==== DATASET EXCERPT
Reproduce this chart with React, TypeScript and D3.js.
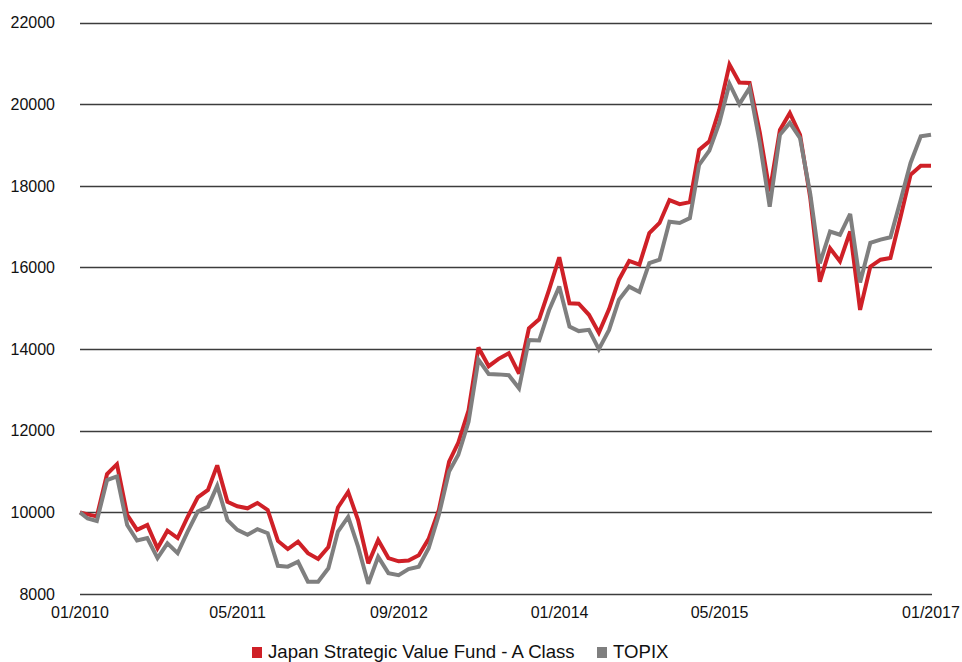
import React from "react";
import * as d3 from "d3";

// Series values (index 0 = launch, then month-ends Jan 2010 .. Jan 2017)
const fundValues: number[] = [
  10000, 9950, 9900, 10940, 11180, 9940, 9570, 9690, 9120, 9550,
  9370, 9880, 10370, 10550, 11150, 10260, 10150, 10100, 10230, 10060,
  9300, 9100, 9280, 9000, 8860, 9150, 10120, 10500, 9810, 8750,
  9320, 8880, 8800, 8820, 8950, 9350, 10060, 11240, 11710, 12500,
  14040, 13580, 13760, 13900, 13400, 14510, 14730, 15450, 16250, 15120,
  15110, 14840, 14400, 14980, 15700, 16160, 16070, 16840, 17090, 17650,
  17550, 17600, 18880, 19090, 19860, 20970, 20530, 20520, 19300, 17860,
  19370, 19780, 19250, 17700, 15650, 16470, 16150, 16880, 14960, 16020,
  16190, 16230, 17250, 18270, 18490, 18490,
];

const topixValues: number[] = [
  10000, 9850, 9790, 10790, 10880, 9690, 9310, 9370, 8880, 9240,
  9000, 9520, 10020, 10140, 10650, 9810, 9570, 9450, 9590, 9490,
  8690, 8670, 8790, 8300, 8300, 8630, 9530, 9890, 9160, 8250,
  8910, 8510, 8460, 8610, 8670, 9120, 9940, 11000, 11410, 12220,
  13740, 13390, 13380, 13360, 13040, 14220, 14210, 14950, 15530, 14550,
  14440, 14470, 14000, 14470, 15210, 15530, 15400, 16105, 16190, 17120,
  17090, 17210, 18515, 18860, 19537, 20500, 20000, 20400, 19050, 17490,
  19250, 19540, 19170, 17800, 16100, 16880, 16800, 17310, 15630, 16600,
  16680, 16740, 17650, 18560, 19210, 19250,
];

// Dates: launch date then month-ends
const startDate = new Date(2010, 0, 8);
const dates: Date[] = [startDate].concat(
  d3.range(fundValues.length - 1).map((k) => new Date(2010, k + 1, 0))
);

const yTicks: number[] = [8000, 10000, 12000, 14000, 16000, 18000, 20000, 22000];
const xTickDates: Date[] = [
  startDate,
  new Date(2011, 4, 1),
  new Date(2012, 8, 1),
  new Date(2014, 0, 1),
  new Date(2015, 4, 1),
  dates[dates.length - 1],
];

const seriesNames: string[] = ["Japan Strategic Value Fund - A Class", "TOPIX"];
const seriesColors: string[] = ["#cf2027", "#7f7f7f"];

const W = 962;
const H = 662;
const FONT = "Arial, 'Liberation Sans', Helvetica, sans-serif";

export default function App() {
  const x = d3
    .scaleTime()
    .domain([dates[0], dates[dates.length - 1]])
    .range([80, 931]);
  const y = d3.scaleLinear().domain([8000, 22000]).range([594, 22.5]);
  const fmt = d3.timeFormat("%m/%Y");

  const lineGen = (vals: number[]) =>
    d3
      .line<number>()
      .x((_, i) => x(dates[i]))
      .y((v) => y(v))(vals) || "";

  const series = [fundValues, topixValues];

  return (
    <svg
      width={W}
      height={H}
      style={{ position: "absolute", left: 0, top: 0, background: "#fff" }}
      fontFamily={FONT}
    >
      <rect x={0} y={0} width={W} height={H} fill="#fff" />
      {yTicks.map((t) => (
        <g key={t}>
          <line
            x1={80}
            x2={932}
            y1={Math.round(y(t)) + 0.5}
            y2={Math.round(y(t)) + 0.5}
            stroke="#3c3c3c"
            strokeWidth={1.3}
          />
          <text
            x={55}
            y={y(t)}
            dy="0.36em"
            textAnchor="end"
            fontSize={16}
            fill="#111"
          >
            {t}
          </text>
        </g>
      ))}
      {xTickDates.map((d, i) => (
        <text
          key={i}
          x={x(d)}
          y={618}
          textAnchor="middle"
          fontSize={16}
          fill="#111"
        >
          {fmt(d)}
        </text>
      ))}
      {series.map((vals, si) => (
        <path
          key={si}
          d={lineGen(vals)}
          fill="none"
          stroke={seriesColors[si]}
          strokeWidth={4}
          strokeLinejoin="miter"
          strokeMiterlimit={3}
        />
      ))}
      <g>
        <rect x={252} y={647} width={10} height={11} fill={seriesColors[0]} />
        <text x={268} y={657.5} fontSize={18.6} fill="#111">
          {seriesNames[0]}
        </text>
        <rect x={597} y={647} width={10} height={11} fill={seriesColors[1]} />
        <text x={613} y={657.5} fontSize={18.6} fill="#111">
          {seriesNames[1]}
        </text>
      </g>
    </svg>
  );
}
========
EXERCISE TASK
Copy out each line exactly, without the pictures.

TASK RESULT
Reproduce this chart with React, TypeScript and D3.js.
import React from "react";
import * as d3 from "d3";

// Series values (index 0 = launch, then month-ends Jan 2010 .. Jan 2017)
const fundValues: number[] = [
  10000, 9950, 9900, 10940, 11180, 9940, 9570, 9690, 9120, 9550,
  9370, 9880, 10370, 10550, 11150, 10260, 10150, 10100, 10230, 10060,
  9300, 9100, 9280, 9000, 8860, 9150, 10120, 10500, 9810, 8750,
  9320, 8880, 8800, 8820, 8950, 9350, 10060, 11240, 11710, 12500,
  14040, 13580, 13760, 13900, 13400, 14510, 14730, 15450, 16250, 15120,
  15110, 14840, 14400, 14980, 15700, 16160, 16070, 16840, 17090, 17650,
  17550, 17600, 18880, 19090, 19860, 20970, 20530, 20520, 19300, 17860,
  19370, 19780, 19250, 17700, 15650, 16470, 16150, 16880, 14960, 16020,
  16190, 16230, 17250, 18270, 18490, 18490,
];

const topixValues: number[] = [
  10000, 9850, 9790, 10790, 10880, 9690, 9310, 9370, 8880, 9240,
  9000, 9520, 10020, 10140, 10650, 9810, 9570, 9450, 9590, 9490,
  8690, 8670, 8790, 8300, 8300, 8630, 9530, 9890, 9160, 8250,
  8910, 8510, 8460, 8610, 8670, 9120, 9940, 11000, 11410, 12220,
  13740, 13390, 13380, 13360, 13040, 14220, 14210, 14950, 15530, 14550,
  14440, 14470, 14000, 14470, 15210, 15530, 15400, 16105, 16190, 17120,
  17090, 17210, 18515, 18860, 19537, 20500, 20000, 20400, 19050, 17490,
  19250, 19540, 19170, 17800, 16100, 16880, 16800, 17310, 15630, 16600,
  16680, 16740, 17650, 18560, 19210, 19250,
];

// Dates: launch date then month-ends
const startDate = new Date(2010, 0, 8);
const dates: Date[] = [startDate].concat(
  d3.range(fundValues.length - 1).map((k) => new Date(2010, k + 1, 0))
);

const yTicks: number[] = [8000, 10000, 12000, 14000, 16000, 18000, 20000, 22000];
const xTickDates: Date[] = [
  startDate,
  new Date(2011, 4, 1),
  new Date(2012, 8, 1),
  new Date(2014, 0, 1),
  new Date(2015, 4, 1),
  dates[dates.length - 1],
];

const seriesNames: string[] = ["Japan Strategic Value Fund - A Class", "TOPIX"];
const seriesColors: string[] = ["#cf2027", "#7f7f7f"];

const W = 962;
const H = 662;
const FONT = "Arial, 'Liberation Sans', Helvetica, sans-serif";

export default function App() {
  const x = d3
    .scaleTime()
    .domain([dates[0], dates[dates.length - 1]])
    .range([80, 931]);
  const y = d3.scaleLinear().domain([8000, 22000]).range([594, 22.5]);
  const fmt = d3.timeFormat("%m/%Y");

  const lineGen = (vals: number[]) =>
    d3
      .line<number>()
      .x((_, i) => x(dates[i]))
      .y((v) => y(v))(vals) || "";

  const series = [fundValues, topixValues];

  return (
    <svg
      width={W}
      height={H}
      style={{ position: "absolute", left: 0, top: 0, background: "#fff" }}
      fontFamily={FONT}
    >
      <rect x={0} y={0} width={W} height={H} fill="#fff" />
      {yTicks.map((t) => (
        <g key={t}>
          <line
            x1={80}
            x2={932}
            y1={Math.round(y(t)) + 0.5}
            y2={Math.round(y(t)) + 0.5}
            stroke="#3c3c3c"
            strokeWidth={1.3}
          />
          <text
            x={55}
            y={y(t)}
            dy="0.36em"
            textAnchor="end"
            fontSize={16}
            fill="#111"
          >
            {t}
          </text>
        </g>
      ))}
      {xTickDates.map((d, i) => (
        <text
          key={i}
          x={x(d)}
          y={618}
          textAnchor="middle"
          fontSize={16}
          fill="#111"
        >
          {fmt(d)}
        </text>
      ))}
      {series.map((vals, si) => (
        <path
          key={si}
          d={lineGen(vals)}
          fill="none"
          stroke={seriesColors[si]}
          strokeWidth={4}
          strokeLinejoin="miter"
          strokeMiterlimit={3}
        />
      ))}
      <g>
        <rect x={252} y={647} width={10} height={11} fill={seriesColors[0]} />
        <text x={268} y={657.5} fontSize={18.6} fill="#111">
          {seriesNames[0]}
        </text>
        <rect x={597} y={647} width={10} height={11} fill={seriesColors[1]} />
        <text x={613} y={657.5} fontSize={18.6} fill="#111">
          {seriesNames[1]}
        </text>
      </g>
    </svg>
  );
}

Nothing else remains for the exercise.